2020 has been a pretty big year for anime in the UK so far, with several new movies hitting the big screen before lockdown, including the acclaimed Weathering With You. Quirky seaside drama Ride Your Wave was set to join the pack as part of the Japan Foundation Touring Film Programme, but with its theatrical release cut short by cinema closures, the film unfortunately made less of a splash than originally forecast. Initially set to screen at Broadway Cinema in late March - mere days after cinemas began closing their doors - the animated feature is finally coming to VOD via Anime Limited’s new “digital festival” service, Screen Anime. 

Ride Your Wave, the fourth feature film from director Masaaki Yuasa, begins with surfer Hinako being rescued from a burning building by firefighter Minato.
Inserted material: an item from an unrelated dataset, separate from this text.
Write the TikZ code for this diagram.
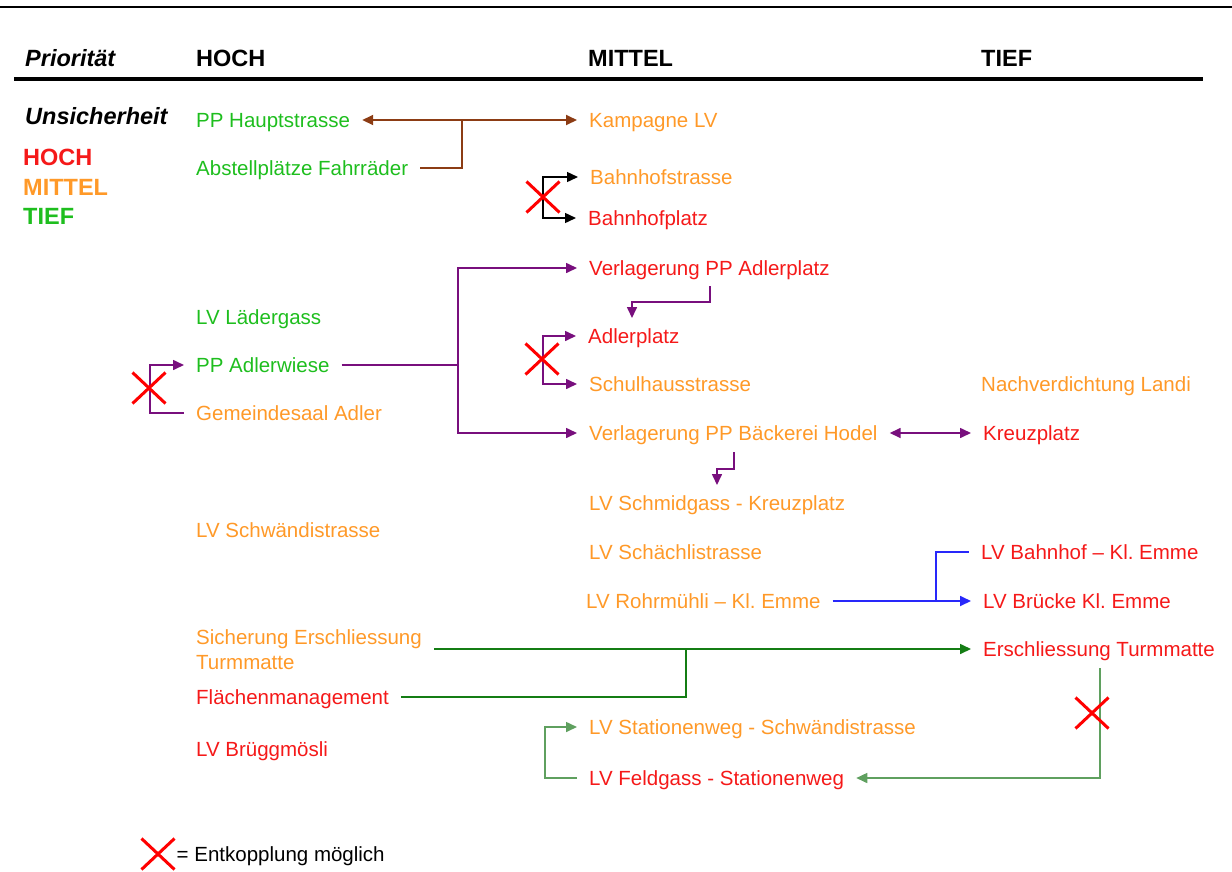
\documentclass[tikz,border=0pt]{standalone}
\usepackage{fontspec}
\setmainfont{Liberation Sans}
\usepackage{tikz}
\usetikzlibrary{positioning, arrows.meta, shapes.misc}
\frenchspacing

\definecolor{tRot}{RGB}{245,25,25}
\definecolor{tOrange}{RGB}{255,153,40}
\definecolor{tGruen}{RGB}{30,190,30}
\definecolor{lBraun}{RGB}{140,60,20}
\definecolor{lLila}{RGB}{120,15,125}
\definecolor{lBlau}{RGB}{40,40,250}
\definecolor{lGruen}{RGB}{20,125,20}
\definecolor{lGruenHell}{RGB}{95,160,95}

\tikzset{
	>={Triangle[length=11pt,width=10pt]},
	eintragbasis/.style={inner xsep=12pt, inner ysep=0pt, xshift=-12pt, font=\fontsize{20.5}{25}\selectfont},
	eintrag/.style={eintragbasis, anchor=west, text height=15pt, text depth=0pt},
	kopf/.style={anchor=west, inner sep=0pt, text height=17pt, text depth=0pt, font=\fontsize{23.5}{28}\selectfont\bfseries},
	kreuz/.style={cross out, draw=red, line width=3pt, minimum width=30pt, minimum height=28pt, inner sep=0pt},
	braun/.style={draw=lBraun, line width=1.8pt},
	lila/.style={draw=lLila, line width=1.6pt},
	schwarz/.style={draw=black, line width=1.4pt},
	blau/.style={draw=lBlau, line width=1.8pt},
	gruen/.style={draw=lGruen, line width=1.6pt},
	gruenhell/.style={draw=lGruenHell, line width=1.6pt}
}

\begin{document}
\begin{tikzpicture}[x=1pt, y=-1pt]
	\useasboundingbox (0,0) rectangle (1232,871);
	\draw[line width=2pt] (0,7) -- (1232,7);
	\draw[line width=3.5pt] (14,79) -- (1203,79);
	
	\node[kopf, font=\fontsize{23.5}{28}\selectfont\bfseries\itshape] (prio) at (25,58) {Priorität};
	\node[kopf] (khoch) at (196,58) {HOCH};
	\node[kopf] (kmittel) at (588,58) {MITTEL};
	\node[kopf] (ktief) at (981,58) {TIEF};
	\node[kopf, font=\fontsize{23.5}{28}\selectfont\bfseries\itshape] (unsich) at (25,116) {Unsicherheit};
	\node[kopf, text=tRot] (uhoch) at (23,157) {HOCH};
	\node[kopf, text=tOrange] (umittel) at (23,187) {MITTEL};
	\node[kopf, text=tGruen] (utief) at (23,216) {TIEF};
	
	\node[eintrag, text=tGruen] (hauptstr) at (196,120) {PP Hauptstrasse};
	\node[eintrag, text=tGruen] (abstell) at (196,168) {Abstellplätze Fahrräder};
	\node[eintrag, text=tGruen] (laeder) at (196,317) {LV Lädergass};
	\node[eintrag, text=tGruen] (adlerwiese) at (196,365) {PP Adlerwiese};
	\node[eintrag, text=tOrange] (gemeinde) at (196,413) {Gemeindesaal Adler};
	\node[eintrag, text=tOrange] (schwaendi) at (196,530) {LV Schwändistrasse};
	\node[eintragbasis, anchor=north west, align=left, text=tOrange] (sicherung) at (196,629) {Sicherung Erschliessung\\Turmmatte};
	\node[eintrag, text=tRot] (flaechen) at (196,697) {Flächenmanagement};
	\node[eintrag, text=tRot] (brueggm) at (196,749) {LV Brüggmösli};
	
	\node[eintrag, text=tOrange] (kampagne) at (589,120) {Kampagne LV};
	\node[eintrag, text=tOrange] (bhstr) at (590,177) {Bahnhofstrasse};
	\node[eintrag, text=tRot] (bhpl) at (588,218) {Bahnhofplatz};
	\node[eintrag, text=tRot] (verladler) at (589,268) {Verlagerung PP Adlerplatz};
	\node[eintrag, text=tRot] (adlerpl) at (588,336) {Adlerplatz};
	\node[eintrag, text=tOrange] (schulh) at (589,384) {Schulhausstrasse};
	\node[eintrag, text=tOrange] (verlbaeck) at (589,433) {Verlagerung PP Bäckerei Hodel};
	\node[eintrag, text=tOrange] (schmid) at (589,503) {LV Schmidgass - Kreuzplatz};
	\node[eintrag, text=tOrange] (schaechli) at (589,552) {LV Schächlistrasse};
	\node[eintrag, text=tOrange] (rohr) at (586,601) {LV Rohrmühli – Kl. Emme};
	\node[eintrag, text=tOrange] (stationen) at (589,727) {LV Stationenweg - Schwändistrasse};
	\node[eintrag, text=tRot] (feldgass) at (589,778) {LV Feldgass - Stationenweg};
	
	\node[eintrag, text=tOrange] (landi) at (981,384) {Nachverdichtung Landi};
	\node[eintrag, text=tRot] (kreuzpl) at (983,433) {Kreuzplatz};
	\node[eintrag, text=tRot] (bhemme) at (981,552) {LV Bahnhof – Kl. Emme};
	\node[eintrag, text=tRot] (bruecke) at (983,601) {LV Brücke Kl. Emme};
	\node[eintrag, text=tRot] (erschl) at (983,649) {Erschliessung Turmmatte};
	
	\coordinate (brj) at (462,120);
	\draw[braun, <->] (hauptstr.east) -- (kampagne.west);
	\draw[braun] (abstell.east) -| (brj);
	
	\coordinate (bhj) at (543,197);
	\draw[schwarz, ->] (bhj) |- (bhstr.west);
	\draw[schwarz, ->] (bhj) |- (bhpl.west);
	
	\coordinate (pj) at (458,365);
	\draw[lila] (adlerwiese.east) -- (pj);
	\draw[lila, ->] (pj) |- (verladler.west);
	\draw[lila, ->] (pj) |- (verlbaeck.west);
	\coordinate (pa1) at (710,286);
	\coordinate (pa2) at (632,318);
	\draw[lila, ->] (pa1) -- ++(0,16) -| (pa2);
	\coordinate (asj) at (543,359);
	\draw[lila, ->] (asj) |- (adlerpl.west);
	\draw[lila, ->] (asj) |- (schulh.west);
	\coordinate (lj) at (150,388);
	\draw[lila, ->] (lj) |- (adlerwiese.west);
	\draw[lila] (lj) |- (gemeinde.west);
	\draw[lila, <->] (verlbaeck.east) -- (kreuzpl.west);
	\coordinate (pb1) at (734,452);
	\coordinate (pb2) at (717,485);
	\draw[lila, ->] (pb1) -- ++(0,17) -| (pb2);
	
	\coordinate (bj) at (936,601);
	\draw[blau, ->] (rohr.east) -- (bruecke.west);
	\draw[blau] (bj) |- (bhemme.west);
	
	\coordinate (gj) at (686,649);
	\draw[gruen, ->] (sicherung.east |- erschl.west) -- (erschl.west);
	\draw[gruen] (flaechen.east) -| (gj);
	\coordinate (ej) at (1100,668);
	\draw[gruenhell, ->] (ej) |- (feldgass.east);
	\draw[gruenhell, ->] (feldgass.west) -- ++(-32,0) |- (stationen.west);
	
	\node[kreuz] (kx1) at (543,197) {};
	\node[kreuz] (kx2) at (542,359) {};
	\node[kreuz] (kx3) at (149,388) {};
	\node[kreuz] (kx4) at (1092,713) {};
	
	\node[kreuz] (legx) at (158,854) {};
	\node[right=2pt of legx, inner sep=0pt, text height=14pt, text depth=0pt, font=\fontsize{20.5}{24}\selectfont] (legtext) {= Entkopplung möglich};
\end{tikzpicture}
\end{document}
As is to be expected, the two quickly become a couple, and the bond between them is illustrated in the first act through a montage of heartfelt scenes that also serve as a nice window into Japanese culture, featuring exquisitely-animated cooking scenes and a Christmas Day date. Of course, the film would get a bit boring if everything just went swimmingly, and the relationship is soon torn apart by a tragedy at sea that makes way for a Shape of Water-esque twist in which Minato’s soul becomes bound to the ocean.

Proves why there will always be a place for traditional animation in telling specific stories in a way that new technologies can’t

The narrative plays out in what feels like an almost improvised way, with beats that don’t always seem to logically move the plot forward but continue to provide insight into Hidako’s journey of love, loss and growth. It’s largely optimistic in tone despite the melancholy focus, with some humour that lovingly pokes fun at similar stories, including a scene where a tiny Minato is floating in the toilet. There are also some lump-in-the-throat moments along the way, with emotion that's genuine enough to leave a lasting impact.

Yuasa’s fluid approach to storytelling is reflected in the film’s animation and art style. While the slender, long-necked character designs might seem odd at first - a bit like Tim Burton characters who’ve spent more time in the sun - they look great in motion, with every scene appearing lively and tangible. The smooth linework employed by the animators helps the story to feel gentle and sincere, and proves why there will always be a place for traditional animation in telling specific stories in a way that newer technologies can’t. 

It might be conceptually similar to several stories that have preceded it, but the unique artistic direction keeps the film feeling distinctive and fresh. It’s innovative without feeling overly experimental, and grounded in feelings of joy and despair that the audience carries with them long after Hidako and Minato’s story reaches its coda. This is a moving tale that rewards audiences for taking the plunge, signalling even more promise for Yuasa’s future projects.

Did you know? Alongside Ride Your Wave, two new TV series directed by Masaaki Yuasa aired this year: Keep Your Hands Off Eizouken! and the Netflix Original Japan Sinks: 2020.